**What is being asked:** Skip the pictures and extract all of the lines exactly as written.

**Data listing:**
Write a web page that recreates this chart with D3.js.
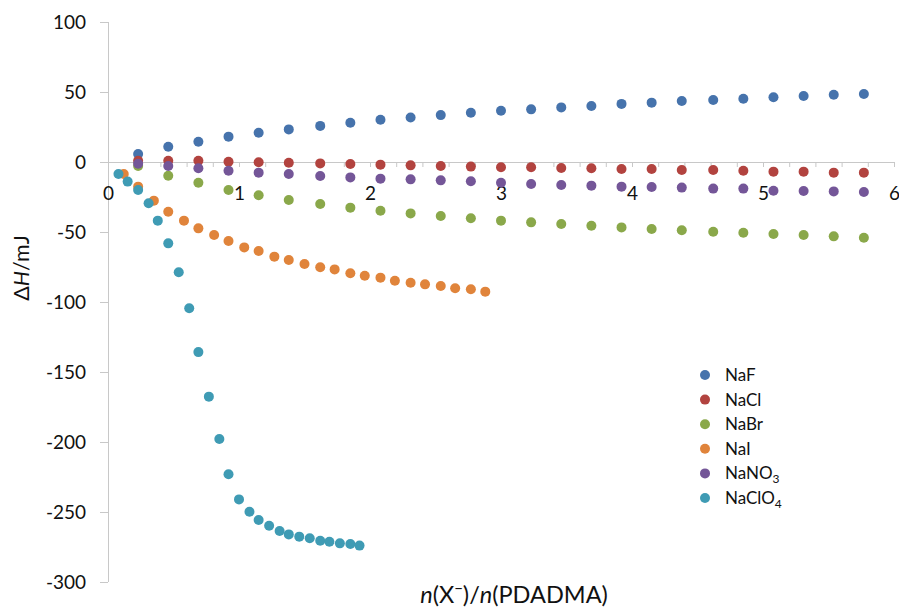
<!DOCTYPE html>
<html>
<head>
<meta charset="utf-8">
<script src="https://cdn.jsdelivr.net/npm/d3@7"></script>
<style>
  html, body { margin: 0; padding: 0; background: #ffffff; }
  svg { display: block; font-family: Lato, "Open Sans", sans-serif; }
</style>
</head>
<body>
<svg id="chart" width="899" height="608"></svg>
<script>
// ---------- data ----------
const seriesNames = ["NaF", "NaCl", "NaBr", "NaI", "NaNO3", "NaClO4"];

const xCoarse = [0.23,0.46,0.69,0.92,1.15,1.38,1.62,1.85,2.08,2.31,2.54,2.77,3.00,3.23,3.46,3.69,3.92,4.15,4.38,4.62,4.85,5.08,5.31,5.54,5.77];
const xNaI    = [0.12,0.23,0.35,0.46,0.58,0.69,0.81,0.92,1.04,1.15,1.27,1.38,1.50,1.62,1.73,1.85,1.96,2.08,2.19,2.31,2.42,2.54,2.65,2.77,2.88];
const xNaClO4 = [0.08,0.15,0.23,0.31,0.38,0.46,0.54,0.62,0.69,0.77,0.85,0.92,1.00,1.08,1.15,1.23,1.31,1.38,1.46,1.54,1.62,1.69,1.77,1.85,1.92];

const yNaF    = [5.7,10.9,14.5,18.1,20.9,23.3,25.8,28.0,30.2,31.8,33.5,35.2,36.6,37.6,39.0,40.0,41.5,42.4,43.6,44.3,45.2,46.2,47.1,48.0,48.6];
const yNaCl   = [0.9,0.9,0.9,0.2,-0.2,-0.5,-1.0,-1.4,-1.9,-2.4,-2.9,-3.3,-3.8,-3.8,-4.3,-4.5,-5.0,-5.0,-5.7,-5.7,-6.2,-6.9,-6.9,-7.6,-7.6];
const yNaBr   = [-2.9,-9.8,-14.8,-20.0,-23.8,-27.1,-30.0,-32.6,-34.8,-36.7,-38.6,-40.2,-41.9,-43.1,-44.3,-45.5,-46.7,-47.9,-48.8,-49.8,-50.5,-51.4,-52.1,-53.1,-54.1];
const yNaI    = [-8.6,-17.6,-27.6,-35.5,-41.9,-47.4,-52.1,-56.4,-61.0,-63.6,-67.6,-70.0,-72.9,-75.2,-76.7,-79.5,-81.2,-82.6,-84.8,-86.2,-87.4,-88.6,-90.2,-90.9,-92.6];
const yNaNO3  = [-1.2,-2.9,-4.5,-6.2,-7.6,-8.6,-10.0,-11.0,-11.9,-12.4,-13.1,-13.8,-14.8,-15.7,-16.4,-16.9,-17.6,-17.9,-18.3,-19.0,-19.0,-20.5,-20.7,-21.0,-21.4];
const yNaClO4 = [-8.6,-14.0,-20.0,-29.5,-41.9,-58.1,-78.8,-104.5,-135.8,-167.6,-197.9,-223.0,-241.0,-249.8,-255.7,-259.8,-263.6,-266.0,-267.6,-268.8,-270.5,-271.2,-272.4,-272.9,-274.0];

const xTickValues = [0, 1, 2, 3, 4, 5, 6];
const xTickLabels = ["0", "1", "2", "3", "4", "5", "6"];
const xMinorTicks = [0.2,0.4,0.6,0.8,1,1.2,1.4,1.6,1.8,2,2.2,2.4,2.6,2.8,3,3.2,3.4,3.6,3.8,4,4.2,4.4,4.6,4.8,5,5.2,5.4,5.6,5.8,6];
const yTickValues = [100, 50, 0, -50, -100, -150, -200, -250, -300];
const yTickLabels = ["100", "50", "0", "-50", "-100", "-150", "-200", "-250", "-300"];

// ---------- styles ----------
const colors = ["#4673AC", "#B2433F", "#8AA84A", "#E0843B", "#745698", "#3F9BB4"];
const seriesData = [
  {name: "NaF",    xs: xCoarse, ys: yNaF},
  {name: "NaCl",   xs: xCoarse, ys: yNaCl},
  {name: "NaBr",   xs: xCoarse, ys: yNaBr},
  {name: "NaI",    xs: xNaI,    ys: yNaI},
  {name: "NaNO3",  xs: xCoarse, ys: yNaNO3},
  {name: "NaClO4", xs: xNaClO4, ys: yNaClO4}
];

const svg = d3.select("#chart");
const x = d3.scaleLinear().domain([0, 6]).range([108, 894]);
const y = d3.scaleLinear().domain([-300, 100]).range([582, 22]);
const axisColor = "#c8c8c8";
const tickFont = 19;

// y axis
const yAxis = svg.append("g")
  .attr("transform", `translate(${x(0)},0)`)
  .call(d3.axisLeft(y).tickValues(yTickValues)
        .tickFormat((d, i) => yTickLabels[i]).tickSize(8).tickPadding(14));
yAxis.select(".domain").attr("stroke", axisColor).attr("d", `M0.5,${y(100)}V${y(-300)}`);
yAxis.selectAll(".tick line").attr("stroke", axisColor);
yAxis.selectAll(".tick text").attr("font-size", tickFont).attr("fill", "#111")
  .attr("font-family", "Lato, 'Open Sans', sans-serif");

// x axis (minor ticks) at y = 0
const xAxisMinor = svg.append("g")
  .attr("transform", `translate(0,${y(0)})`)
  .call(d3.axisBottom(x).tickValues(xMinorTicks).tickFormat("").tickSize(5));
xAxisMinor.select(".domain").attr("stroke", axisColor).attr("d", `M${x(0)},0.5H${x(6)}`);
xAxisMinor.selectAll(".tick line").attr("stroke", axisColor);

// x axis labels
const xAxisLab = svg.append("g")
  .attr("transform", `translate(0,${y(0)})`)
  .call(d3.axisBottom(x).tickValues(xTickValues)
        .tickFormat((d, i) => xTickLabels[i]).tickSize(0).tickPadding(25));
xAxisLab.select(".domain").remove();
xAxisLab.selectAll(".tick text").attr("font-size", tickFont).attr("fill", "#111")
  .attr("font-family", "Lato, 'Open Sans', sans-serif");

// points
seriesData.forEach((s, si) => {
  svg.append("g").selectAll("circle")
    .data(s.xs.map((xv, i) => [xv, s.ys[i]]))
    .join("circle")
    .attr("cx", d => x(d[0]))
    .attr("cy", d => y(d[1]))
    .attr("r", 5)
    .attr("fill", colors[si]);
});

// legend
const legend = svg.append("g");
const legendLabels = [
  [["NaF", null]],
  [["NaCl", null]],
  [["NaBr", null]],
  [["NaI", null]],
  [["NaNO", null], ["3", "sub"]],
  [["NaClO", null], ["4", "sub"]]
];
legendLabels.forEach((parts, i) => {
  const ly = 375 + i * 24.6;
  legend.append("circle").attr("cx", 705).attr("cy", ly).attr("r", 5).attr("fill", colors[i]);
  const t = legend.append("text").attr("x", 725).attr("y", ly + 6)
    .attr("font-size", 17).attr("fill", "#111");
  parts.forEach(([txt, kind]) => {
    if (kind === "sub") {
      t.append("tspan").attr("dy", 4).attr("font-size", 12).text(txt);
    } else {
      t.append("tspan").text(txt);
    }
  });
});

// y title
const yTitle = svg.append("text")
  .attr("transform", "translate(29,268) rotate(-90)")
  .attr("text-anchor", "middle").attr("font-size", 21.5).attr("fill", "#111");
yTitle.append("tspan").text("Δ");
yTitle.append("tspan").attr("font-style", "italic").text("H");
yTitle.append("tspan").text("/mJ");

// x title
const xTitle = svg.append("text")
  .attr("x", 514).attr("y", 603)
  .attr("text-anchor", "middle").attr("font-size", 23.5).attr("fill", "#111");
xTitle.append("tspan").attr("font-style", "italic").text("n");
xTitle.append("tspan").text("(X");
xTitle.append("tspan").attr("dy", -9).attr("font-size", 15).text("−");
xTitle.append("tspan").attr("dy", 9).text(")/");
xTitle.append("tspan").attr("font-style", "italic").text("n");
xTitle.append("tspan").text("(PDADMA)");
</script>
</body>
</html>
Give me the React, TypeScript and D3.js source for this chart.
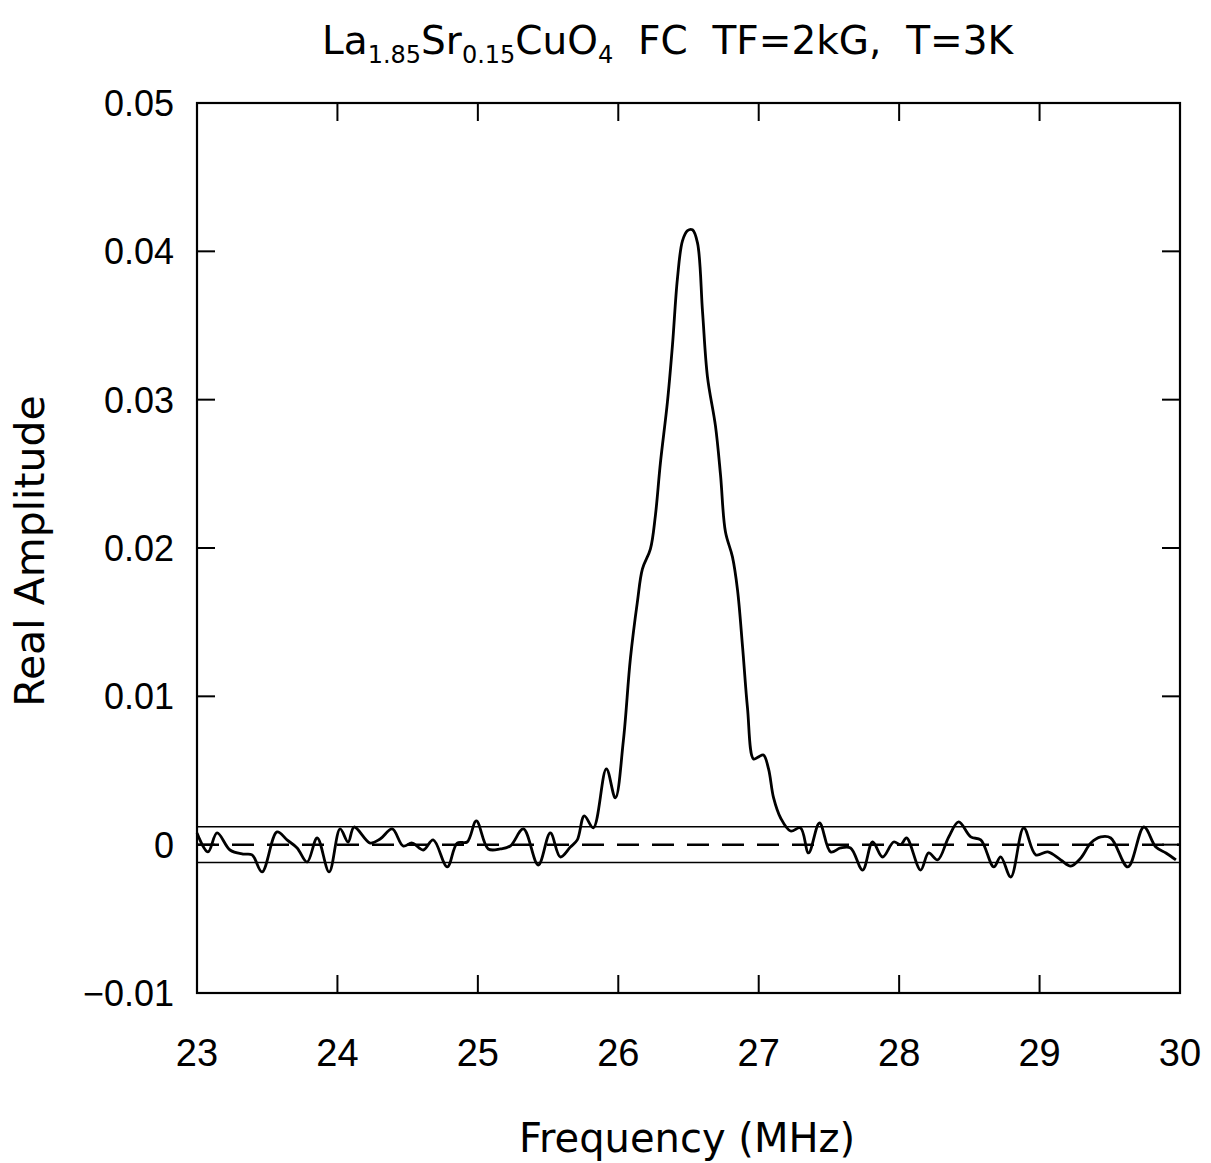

**Worked solution:**
Write a web page that recreates this chart with D3.js.
<!DOCTYPE html>
<html>
<head>
<meta charset="utf-8">
<script src="https://cdn.jsdelivr.net/npm/d3@7"></script>
<style>
  html, body { margin: 0; padding: 0; background: #ffffff; }
  svg { display: block; font-family: Lato, "Open Sans", sans-serif; }
</style>
</head>
<body>
<svg id="chart" width="899" height="608"></svg>
<script>
// ---------- data ----------
const seriesNames = ["NaF", "NaCl", "NaBr", "NaI", "NaNO3", "NaClO4"];

const xCoarse = [0.23,0.46,0.69,0.92,1.15,1.38,1.62,1.85,2.08,2.31,2.54,2.77,3.00,3.23,3.46,3.69,3.92,4.15,4.38,4.62,4.85,5.08,5.31,5.54,5.77];
const xNaI    = [0.12,0.23,0.35,0.46,0.58,0.69,0.81,0.92,1.04,1.15,1.27,1.38,1.50,1.62,1.73,1.85,1.96,2.08,2.19,2.31,2.42,2.54,2.65,2.77,2.88];
const xNaClO4 = [0.08,0.15,0.23,0.31,0.38,0.46,0.54,0.62,0.69,0.77,0.85,0.92,1.00,1.08,1.15,1.23,1.31,1.38,1.46,1.54,1.62,1.69,1.77,1.85,1.92];

const yNaF    = [5.7,10.9,14.5,18.1,20.9,23.3,25.8,28.0,30.2,31.8,33.5,35.2,36.6,37.6,39.0,40.0,41.5,42.4,43.6,44.3,45.2,46.2,47.1,48.0,48.6];
const yNaCl   = [0.9,0.9,0.9,0.2,-0.2,-0.5,-1.0,-1.4,-1.9,-2.4,-2.9,-3.3,-3.8,-3.8,-4.3,-4.5,-5.0,-5.0,-5.7,-5.7,-6.2,-6.9,-6.9,-7.6,-7.6];
const yNaBr   = [-2.9,-9.8,-14.8,-20.0,-23.8,-27.1,-30.0,-32.6,-34.8,-36.7,-38.6,-40.2,-41.9,-43.1,-44.3,-45.5,-46.7,-47.9,-48.8,-49.8,-50.5,-51.4,-52.1,-53.1,-54.1];
const yNaI    = [-8.6,-17.6,-27.6,-35.5,-41.9,-47.4,-52.1,-56.4,-61.0,-63.6,-67.6,-70.0,-72.9,-75.2,-76.7,-79.5,-81.2,-82.6,-84.8,-86.2,-87.4,-88.6,-90.2,-90.9,-92.6];
const yNaNO3  = [-1.2,-2.9,-4.5,-6.2,-7.6,-8.6,-10.0,-11.0,-11.9,-12.4,-13.1,-13.8,-14.8,-15.7,-16.4,-16.9,-17.6,-17.9,-18.3,-19.0,-19.0,-20.5,-20.7,-21.0,-21.4];
const yNaClO4 = [-8.6,-14.0,-20.0,-29.5,-41.9,-58.1,-78.8,-104.5,-135.8,-167.6,-197.9,-223.0,-241.0,-249.8,-255.7,-259.8,-263.6,-266.0,-267.6,-268.8,-270.5,-271.2,-272.4,-272.9,-274.0];

const xTickValues = [0, 1, 2, 3, 4, 5, 6];
const xTickLabels = ["0", "1", "2", "3", "4", "5", "6"];
const xMinorTicks = [0.2,0.4,0.6,0.8,1,1.2,1.4,1.6,1.8,2,2.2,2.4,2.6,2.8,3,3.2,3.4,3.6,3.8,4,4.2,4.4,4.6,4.8,5,5.2,5.4,5.6,5.8,6];
const yTickValues = [100, 50, 0, -50, -100, -150, -200, -250, -300];
const yTickLabels = ["100", "50", "0", "-50", "-100", "-150", "-200", "-250", "-300"];

// ---------- styles ----------
const colors = ["#4673AC", "#B2433F", "#8AA84A", "#E0843B", "#745698", "#3F9BB4"];
const seriesData = [
  {name: "NaF",    xs: xCoarse, ys: yNaF},
  {name: "NaCl",   xs: xCoarse, ys: yNaCl},
  {name: "NaBr",   xs: xCoarse, ys: yNaBr},
  {name: "NaI",    xs: xNaI,    ys: yNaI},
  {name: "NaNO3",  xs: xCoarse, ys: yNaNO3},
  {name: "NaClO4", xs: xNaClO4, ys: yNaClO4}
];

const svg = d3.select("#chart");
const x = d3.scaleLinear().domain([0, 6]).range([108, 894]);
const y = d3.scaleLinear().domain([-300, 100]).range([582, 22]);
const axisColor = "#c8c8c8";
const tickFont = 19;

// y axis
const yAxis = svg.append("g")
  .attr("transform", `translate(${x(0)},0)`)
  .call(d3.axisLeft(y).tickValues(yTickValues)
        .tickFormat((d, i) => yTickLabels[i]).tickSize(8).tickPadding(14));
yAxis.select(".domain").attr("stroke", axisColor).attr("d", `M0.5,${y(100)}V${y(-300)}`);
yAxis.selectAll(".tick line").attr("stroke", axisColor);
yAxis.selectAll(".tick text").attr("font-size", tickFont).attr("fill", "#111")
  .attr("font-family", "Lato, 'Open Sans', sans-serif");

// x axis (minor ticks) at y = 0
const xAxisMinor = svg.append("g")
  .attr("transform", `translate(0,${y(0)})`)
  .call(d3.axisBottom(x).tickValues(xMinorTicks).tickFormat("").tickSize(5));
xAxisMinor.select(".domain").attr("stroke", axisColor).attr("d", `M${x(0)},0.5H${x(6)}`);
xAxisMinor.selectAll(".tick line").attr("stroke", axisColor);

// x axis labels
const xAxisLab = svg.append("g")
  .attr("transform", `translate(0,${y(0)})`)
  .call(d3.axisBottom(x).tickValues(xTickValues)
        .tickFormat((d, i) => xTickLabels[i]).tickSize(0).tickPadding(25));
xAxisLab.select(".domain").remove();
xAxisLab.selectAll(".tick text").attr("font-size", tickFont).attr("fill", "#111")
  .attr("font-family", "Lato, 'Open Sans', sans-serif");

// points
seriesData.forEach((s, si) => {
  svg.append("g").selectAll("circle")
    .data(s.xs.map((xv, i) => [xv, s.ys[i]]))
    .join("circle")
    .attr("cx", d => x(d[0]))
    .attr("cy", d => y(d[1]))
    .attr("r", 5)
    .attr("fill", colors[si]);
});

// legend
const legend = svg.append("g");
const legendLabels = [
  [["NaF", null]],
  [["NaCl", null]],
  [["NaBr", null]],
  [["NaI", null]],
  [["NaNO", null], ["3", "sub"]],
  [["NaClO", null], ["4", "sub"]]
];
legendLabels.forEach((parts, i) => {
  const ly = 375 + i * 24.6;
  legend.append("circle").attr("cx", 705).attr("cy", ly).attr("r", 5).attr("fill", colors[i]);
  const t = legend.append("text").attr("x", 725).attr("y", ly + 6)
    .attr("font-size", 17).attr("fill", "#111");
  parts.forEach(([txt, kind]) => {
    if (kind === "sub") {
      t.append("tspan").attr("dy", 4).attr("font-size", 12).text(txt);
    } else {
      t.append("tspan").text(txt);
    }
  });
});

// y title
const yTitle = svg.append("text")
  .attr("transform", "translate(29,268) rotate(-90)")
  .attr("text-anchor", "middle").attr("font-size", 21.5).attr("fill", "#111");
yTitle.append("tspan").text("Δ");
yTitle.append("tspan").attr("font-style", "italic").text("H");
yTitle.append("tspan").text("/mJ");

// x title
const xTitle = svg.append("text")
  .attr("x", 514).attr("y", 603)
  .attr("text-anchor", "middle").attr("font-size", 23.5).attr("fill", "#111");
xTitle.append("tspan").attr("font-style", "italic").text("n");
xTitle.append("tspan").text("(X");
xTitle.append("tspan").attr("dy", -9).attr("font-size", 15).text("−");
xTitle.append("tspan").attr("dy", 9).text(")/");
xTitle.append("tspan").attr("font-style", "italic").text("n");
xTitle.append("tspan").text("(PDADMA)");
</script>
</body>
</html>
Give me the React, TypeScript and D3.js source for this chart.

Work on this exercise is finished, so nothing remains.